▶ _Given instruction_
Reply only with how many lines contain the word "this".
** BEGIN Dataset extract **
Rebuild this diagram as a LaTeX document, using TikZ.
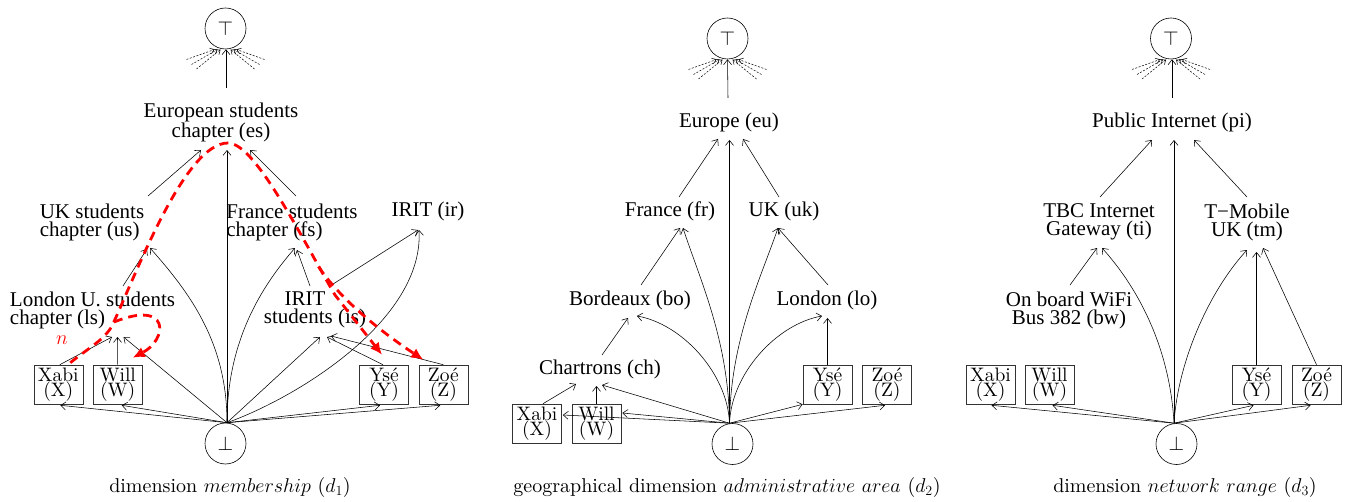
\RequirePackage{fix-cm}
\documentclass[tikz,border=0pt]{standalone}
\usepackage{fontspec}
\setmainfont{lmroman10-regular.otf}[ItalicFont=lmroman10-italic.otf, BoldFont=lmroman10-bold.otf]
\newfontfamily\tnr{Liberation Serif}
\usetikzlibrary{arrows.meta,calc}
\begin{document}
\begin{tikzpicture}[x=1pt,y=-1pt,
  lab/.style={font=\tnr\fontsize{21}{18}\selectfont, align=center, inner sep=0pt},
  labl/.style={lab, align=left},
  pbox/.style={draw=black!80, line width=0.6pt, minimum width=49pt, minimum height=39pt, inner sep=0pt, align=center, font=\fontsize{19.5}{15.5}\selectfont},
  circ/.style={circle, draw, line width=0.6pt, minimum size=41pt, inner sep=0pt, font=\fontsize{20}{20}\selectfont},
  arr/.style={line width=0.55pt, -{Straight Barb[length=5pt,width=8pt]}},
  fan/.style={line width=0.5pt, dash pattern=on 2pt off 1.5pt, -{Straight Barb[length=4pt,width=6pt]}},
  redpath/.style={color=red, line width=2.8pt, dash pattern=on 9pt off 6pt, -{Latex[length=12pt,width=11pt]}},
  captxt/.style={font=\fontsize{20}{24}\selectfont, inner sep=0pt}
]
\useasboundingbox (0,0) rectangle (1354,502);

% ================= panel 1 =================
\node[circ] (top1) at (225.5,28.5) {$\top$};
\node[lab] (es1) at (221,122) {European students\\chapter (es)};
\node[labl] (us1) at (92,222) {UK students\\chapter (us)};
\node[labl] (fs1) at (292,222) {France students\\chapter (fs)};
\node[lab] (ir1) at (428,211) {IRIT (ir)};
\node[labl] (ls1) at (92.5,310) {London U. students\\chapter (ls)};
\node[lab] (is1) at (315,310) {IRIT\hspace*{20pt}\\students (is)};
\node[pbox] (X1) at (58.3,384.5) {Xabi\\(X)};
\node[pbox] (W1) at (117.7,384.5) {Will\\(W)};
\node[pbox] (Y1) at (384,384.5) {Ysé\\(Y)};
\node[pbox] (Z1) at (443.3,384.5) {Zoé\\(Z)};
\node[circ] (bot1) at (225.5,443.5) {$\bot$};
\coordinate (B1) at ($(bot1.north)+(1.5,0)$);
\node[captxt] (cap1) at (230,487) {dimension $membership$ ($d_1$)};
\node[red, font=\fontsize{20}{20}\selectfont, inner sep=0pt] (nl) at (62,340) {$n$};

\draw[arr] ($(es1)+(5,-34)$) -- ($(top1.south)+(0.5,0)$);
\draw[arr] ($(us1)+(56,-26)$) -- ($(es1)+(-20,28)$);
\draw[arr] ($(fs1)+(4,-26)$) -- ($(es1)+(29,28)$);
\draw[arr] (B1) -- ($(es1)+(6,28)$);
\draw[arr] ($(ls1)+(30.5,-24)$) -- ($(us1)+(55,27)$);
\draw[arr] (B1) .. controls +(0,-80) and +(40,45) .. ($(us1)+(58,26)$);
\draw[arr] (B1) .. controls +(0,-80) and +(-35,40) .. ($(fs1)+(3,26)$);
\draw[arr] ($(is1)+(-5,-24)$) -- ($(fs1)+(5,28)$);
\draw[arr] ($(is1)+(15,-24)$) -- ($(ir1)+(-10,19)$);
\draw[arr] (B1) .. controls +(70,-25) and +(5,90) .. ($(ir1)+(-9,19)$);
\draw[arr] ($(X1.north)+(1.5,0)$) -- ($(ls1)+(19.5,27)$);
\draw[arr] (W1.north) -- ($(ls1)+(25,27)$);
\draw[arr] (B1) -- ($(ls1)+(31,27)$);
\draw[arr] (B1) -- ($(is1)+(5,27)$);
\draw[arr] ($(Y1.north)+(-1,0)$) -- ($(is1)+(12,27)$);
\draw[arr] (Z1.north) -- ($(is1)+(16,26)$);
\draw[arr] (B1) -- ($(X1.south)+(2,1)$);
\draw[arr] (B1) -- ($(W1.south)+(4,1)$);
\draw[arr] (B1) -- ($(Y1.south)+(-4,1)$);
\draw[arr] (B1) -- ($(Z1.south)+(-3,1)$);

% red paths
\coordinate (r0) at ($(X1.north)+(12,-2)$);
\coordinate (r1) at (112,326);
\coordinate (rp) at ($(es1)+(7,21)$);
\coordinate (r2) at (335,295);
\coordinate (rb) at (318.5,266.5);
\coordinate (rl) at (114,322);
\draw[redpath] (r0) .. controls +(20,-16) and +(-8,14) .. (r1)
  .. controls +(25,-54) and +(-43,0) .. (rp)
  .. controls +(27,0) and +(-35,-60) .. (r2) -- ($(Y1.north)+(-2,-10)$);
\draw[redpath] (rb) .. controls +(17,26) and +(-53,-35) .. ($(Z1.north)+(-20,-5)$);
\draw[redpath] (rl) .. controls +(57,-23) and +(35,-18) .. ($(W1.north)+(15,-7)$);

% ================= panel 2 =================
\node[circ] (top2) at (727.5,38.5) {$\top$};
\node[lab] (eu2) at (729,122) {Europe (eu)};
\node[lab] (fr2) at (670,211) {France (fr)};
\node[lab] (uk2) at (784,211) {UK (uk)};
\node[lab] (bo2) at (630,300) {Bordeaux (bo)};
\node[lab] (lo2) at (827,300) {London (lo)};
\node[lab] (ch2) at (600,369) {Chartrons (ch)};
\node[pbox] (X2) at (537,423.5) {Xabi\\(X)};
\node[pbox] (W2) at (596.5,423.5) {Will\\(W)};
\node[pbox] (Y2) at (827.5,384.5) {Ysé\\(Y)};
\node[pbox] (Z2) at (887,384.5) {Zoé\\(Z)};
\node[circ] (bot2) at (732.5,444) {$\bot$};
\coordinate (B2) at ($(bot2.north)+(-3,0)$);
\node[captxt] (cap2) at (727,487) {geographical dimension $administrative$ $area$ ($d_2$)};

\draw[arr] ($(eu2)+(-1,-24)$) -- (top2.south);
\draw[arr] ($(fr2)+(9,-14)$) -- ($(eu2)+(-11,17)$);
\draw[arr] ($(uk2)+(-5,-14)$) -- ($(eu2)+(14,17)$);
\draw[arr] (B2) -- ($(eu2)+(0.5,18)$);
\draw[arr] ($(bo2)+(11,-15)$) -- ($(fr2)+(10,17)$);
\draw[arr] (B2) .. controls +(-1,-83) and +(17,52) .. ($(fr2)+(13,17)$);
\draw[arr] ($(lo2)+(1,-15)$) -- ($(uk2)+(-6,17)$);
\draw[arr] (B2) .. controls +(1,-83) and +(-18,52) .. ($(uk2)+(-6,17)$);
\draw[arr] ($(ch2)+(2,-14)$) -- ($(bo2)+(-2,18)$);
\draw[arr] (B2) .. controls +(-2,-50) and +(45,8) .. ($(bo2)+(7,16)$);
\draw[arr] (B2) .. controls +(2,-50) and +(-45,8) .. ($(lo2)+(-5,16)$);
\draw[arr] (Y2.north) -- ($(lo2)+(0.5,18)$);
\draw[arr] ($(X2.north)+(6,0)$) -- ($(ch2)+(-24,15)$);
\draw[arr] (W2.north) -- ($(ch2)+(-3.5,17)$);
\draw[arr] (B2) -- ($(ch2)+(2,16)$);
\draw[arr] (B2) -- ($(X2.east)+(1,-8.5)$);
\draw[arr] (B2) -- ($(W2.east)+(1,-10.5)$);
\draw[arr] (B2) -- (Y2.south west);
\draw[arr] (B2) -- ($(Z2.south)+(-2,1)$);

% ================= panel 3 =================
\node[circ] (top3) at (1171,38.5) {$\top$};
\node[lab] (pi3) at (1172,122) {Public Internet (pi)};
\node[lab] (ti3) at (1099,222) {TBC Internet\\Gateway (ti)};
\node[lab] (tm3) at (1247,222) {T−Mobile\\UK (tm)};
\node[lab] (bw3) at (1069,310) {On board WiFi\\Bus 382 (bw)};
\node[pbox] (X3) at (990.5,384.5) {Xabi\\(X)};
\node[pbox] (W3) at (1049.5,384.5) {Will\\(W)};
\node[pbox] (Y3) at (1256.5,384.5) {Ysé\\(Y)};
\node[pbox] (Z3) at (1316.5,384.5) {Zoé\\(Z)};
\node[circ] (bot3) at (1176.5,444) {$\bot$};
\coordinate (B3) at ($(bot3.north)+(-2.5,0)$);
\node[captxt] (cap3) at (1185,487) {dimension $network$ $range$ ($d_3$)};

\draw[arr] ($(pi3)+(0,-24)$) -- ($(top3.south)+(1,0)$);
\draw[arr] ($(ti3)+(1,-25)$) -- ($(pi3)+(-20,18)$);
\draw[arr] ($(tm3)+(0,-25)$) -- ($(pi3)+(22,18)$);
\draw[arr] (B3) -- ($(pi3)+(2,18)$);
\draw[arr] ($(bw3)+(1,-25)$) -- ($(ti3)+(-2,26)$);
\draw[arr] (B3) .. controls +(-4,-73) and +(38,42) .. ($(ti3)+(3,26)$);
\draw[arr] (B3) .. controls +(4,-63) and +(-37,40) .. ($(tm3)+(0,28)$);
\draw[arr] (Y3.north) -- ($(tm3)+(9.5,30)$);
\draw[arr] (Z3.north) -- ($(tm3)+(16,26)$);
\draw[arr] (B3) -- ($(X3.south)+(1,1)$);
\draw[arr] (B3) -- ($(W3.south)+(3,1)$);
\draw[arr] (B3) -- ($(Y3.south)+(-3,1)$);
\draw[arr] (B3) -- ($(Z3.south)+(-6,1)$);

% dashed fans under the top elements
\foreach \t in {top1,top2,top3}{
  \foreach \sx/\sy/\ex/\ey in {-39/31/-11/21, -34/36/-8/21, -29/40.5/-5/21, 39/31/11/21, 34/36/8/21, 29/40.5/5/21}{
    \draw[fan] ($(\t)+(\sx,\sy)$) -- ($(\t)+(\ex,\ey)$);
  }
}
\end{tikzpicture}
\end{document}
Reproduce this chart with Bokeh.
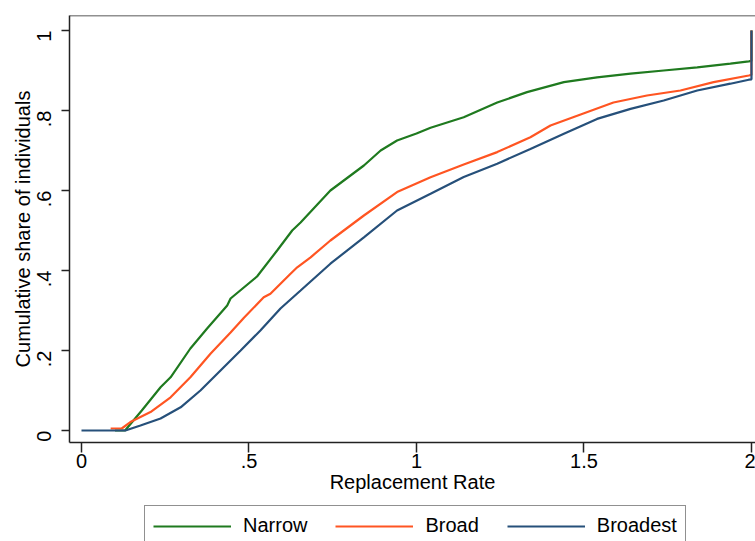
** END Dataset extract **
▶ _Solved exercise_
2